Before the Senior Bowl in February, no one had seen Smith play since 2019. And that wasn’t the version of Smith they would see in Mobile. That was a skinny 225-235-pound guy who could rush the passer, but also get pushed around in the run game on occasion. In Mobile, he showed up weighing a stout 262 pounds. The other thing is, no one had seen him work against top-level competition. Then, he did stuff like this:

“It was huge,” Smith said of his week at the Senior Bowl. “I think at that point, it was the only film I had where I played around 260. All my other film I was around 240 or 235. I just wanted to show teams that I could play with the new weight and to show them I was working hard on my body and my game and that I am able to contribute to an NFL team at this point. It was an important week because I didn’t have the film like everyone else had from the 2020 season.”

Giants Director of College Scouting Chris Pettit admitted that, as it often seems to be with the Giants, what they saw from Smith at the Senior Bowl was a critical factor in their decision to select him.

“I think there’s a lot of potential. The biggest thing with the smaller school guys, we always start at step one, do they dominate that level. They have to dominate that level of competition to get in the conversation,” Pettit said. “And the great thing about Elerson that, again, reference the Senior Bowl again, but we got to see him on the same playing field with guys from Power Five schools and the higher levels and he fit right in.
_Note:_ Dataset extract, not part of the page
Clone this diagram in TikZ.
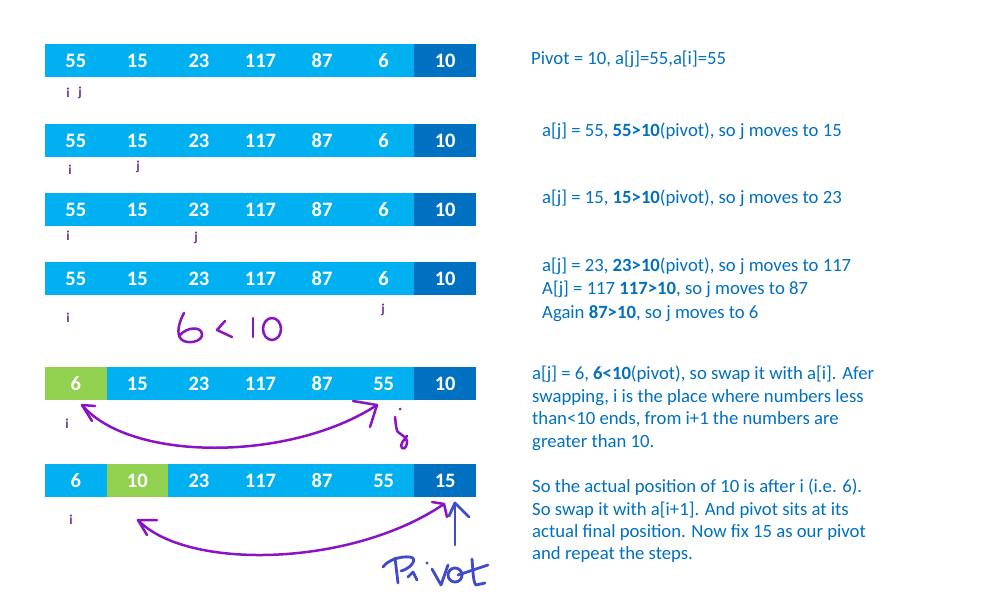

He competed his butt off and looked the part. You got to compare apples-to-apples there. That was a great venue for us.

“There were times when he had to play a Division I team. He played Iowa State this year, played over 90 plays in that game and competed to the last whistle and it was really impressive to see.”
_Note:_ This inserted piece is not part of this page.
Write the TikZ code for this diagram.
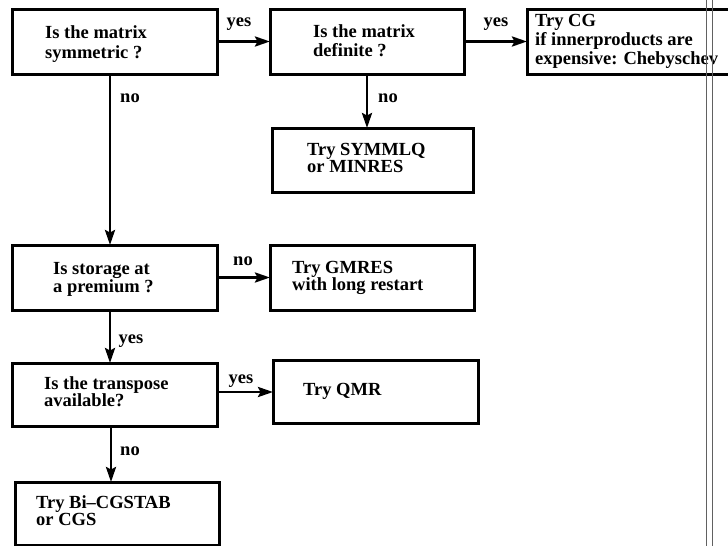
\documentclass[tikz,border=0pt]{standalone}
\usepackage{fontspec}
\setmainfont{Liberation Serif}
\usetikzlibrary{arrows.meta}
\begin{document}
\begin{tikzpicture}[x=1pt,y=-1pt,
  box/.style={draw, line width=3pt, rectangle, inner sep=0pt, outer sep=0pt, anchor=north west},
  txt/.style={anchor=base west, align=left, inner sep=0pt,
              font=\fontsize{18.5}{#1}\selectfont\bfseries},
  txt/.default=18,
  lbl/.style={anchor=base, inner sep=0pt, font=\fontsize{18.5}{18}\selectfont\bfseries},
  arrow/.style={line width=2.8pt, -{Stealth[length=15pt,width=10pt,inset=2.5pt]}},
  rule/.style={draw=black!62, line width=1.4pt}]
\useasboundingbox (0,0) rectangle (728,546);
\clip (0,0) rectangle (728,546);

% decision and advice boxes
\node[box, minimum width=205pt, minimum height=65pt] (sym)  at (12,9)    {};
\node[box, minimum width=194pt, minimum height=65pt] (def)  at (270,9)   {};
\node[box, minimum width=240pt, minimum height=65pt] (cg)   at (527,9)   {};
\node[box, minimum width=201pt, minimum height=64pt] (syml) at (272,128) {};
\node[box, minimum width=205pt, minimum height=65pt] (stor) at (12,245)  {};
\node[box, minimum width=204pt, minimum height=65pt] (gmr)  at (270,245) {};
\node[box, minimum width=205pt, minimum height=63pt] (trn)  at (12,363)  {};
\node[box, minimum width=205pt, minimum height=63pt] (qmr)  at (273,360) {};
\node[box, minimum width=204pt, minimum height=63pt] (bicg) at (15,482)  {};

% box texts (anchored on the baseline of the last line)
\node[txt=20]   (symT)  at ([shift={(33,49)}]sym.north west)    {Is the matrix\\symmetric ?};
\node[txt=19]   (defT)  at ([shift={(43,47.7)}]def.north west)  {Is the matrix\\definite ?};
\node[txt=19]   (cgT)   at ([shift={(8,55)}]cg.north west)      {Try CG\\if innerproducts are\\expensive: Chebyschev};
\node[txt=17]   (symlT) at ([shift={(35,44)}]syml.north west)   {Try SYMMLQ\\or MINRES};
\node[txt=18.5] (storT) at ([shift={(41,47.7)}]stor.north west) {Is storage at\\a premium ?};
\node[txt=17]   (gmrT)  at ([shift={(22,45)}]gmr.north west)    {Try GMRES\\with long restart};
\node[txt=17.7] (trnT)  at ([shift={(32,43.7)}]trn.north west)  {Is the transpose\\available?};
\node[txt]      (qmrT)  at ([shift={(30,35.7)}]qmr.north west)  {Try QMR};
\node[txt=17]   (bicgT) at ([shift={(21,43)}]bicg.north west)   {Try Bi–CGSTAB\\or CGS};

% connectors
\draw[arrow] (sym.east) -- (def.west);
\draw[arrow] (def.east) -- (cg.west);
\draw[arrow] (def.south) -- (syml.north -| def.south);
\draw[arrow] ([xshift=-4.5pt]sym.south) -- ([xshift=-4.5pt]stor.north);
\draw[arrow] (stor.east) -- (gmr.west);
\draw[arrow] ([xshift=-4.5pt]stor.south) -- ([xshift=-4.5pt]trn.north);
\draw[arrow] ([yshift=2.5pt]trn.east) -- ([yshift=2.5pt]trn.east -| qmr.west);
\draw[arrow] ([xshift=-3.5pt]trn.south) -- ([xshift=-3.5pt]trn.south |- bicg.north);

% connector labels
\node[lbl] (y1) at (239,26)  {yes};
\node[lbl] (y2) at (496,26)  {yes};
\node[lbl] (n1) at (130,102) {no};
\node[lbl] (n2) at (388,102) {no};
\node[lbl] (n3) at (243,265) {no};
\node[lbl] (y3) at (131,343) {yes};
\node[lbl] (y4) at (241,383) {yes};
\node[lbl] (n4) at (130,455) {no};

% double rule along the right margin
\draw[rule] (706.7,0) -- (706.7,546);
\draw[rule] (712.3,0) -- (712.3,546);
\end{tikzpicture}
\end{document}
Smith may not have had game film against a lot of elite offensive tackles. He did, though, spend every day at Northern Iowa practicing against Spencer Brown, a 6-foot-8, 311-pound behemoth chosen in the third round by the Buffalo Bills.

“I think they helped each other become a third- and fourth-round draft pick. I think it’s a great analog because they had to go pass rush against each other. They made each other better,” Farley said. “Spencer would grab Elerson [after practice] and they’d go off in the corner and they’d get more reps in as far as working different angles, just trying to help each other be better players. There’s no question they’ve made each other better in the time they’ve been here.”

Where he fits with the Giants

It might have surprised some that the Giants selected Smith after grabbing edge rusher Azeez Ojulari in Round 2. With Ojulari and Smith, the return of Lorenzo Carter and Oshane Ximines from injury, the addition of Ryan Anderson as a free agent, and second-year players like Cam Brown and Carter Coughlin, the Giants have a crowd at the edge spot.

“There’s a lot of competition there,” said GM Dave Gettleman. “At the end of the day, it’s about competition. It’s about competition. And we just feel like with those two draft picks, we’ve upgraded.”

Giants coach Joe Judge often says there is no such thing as a pro-ready player right out of college, whether it’s a big-school or small-school player. Pettit said Saturday all of the players “are going to have to come in and develop and become pros.”

Ask Farley and he will tell you he believes Smith already has a professional attitude.

“He’s very mature. He’s not a guy, you think of some college kid running around enjoying weekends, enjoying the summer. That’s not Elerson,” Farley said. “Elerson’s a family-orientated person, he keeps to himself. I call it a professional personality is what he comes off as because he always looks so sincere and so controlled. That’s just who he is.”

Whether he will or not remains to be seen, but Gettleman said Smith “definitely does” have the ability to develop into a quality NFL pass rusher.

Farley believes the bet on Smith’s potential is one the Giants will end up winning:

“I’ll tell you what — for the Giants, they’re going to win the battle on this one because the timing of this really turned out good for the Giants and for Elerson.”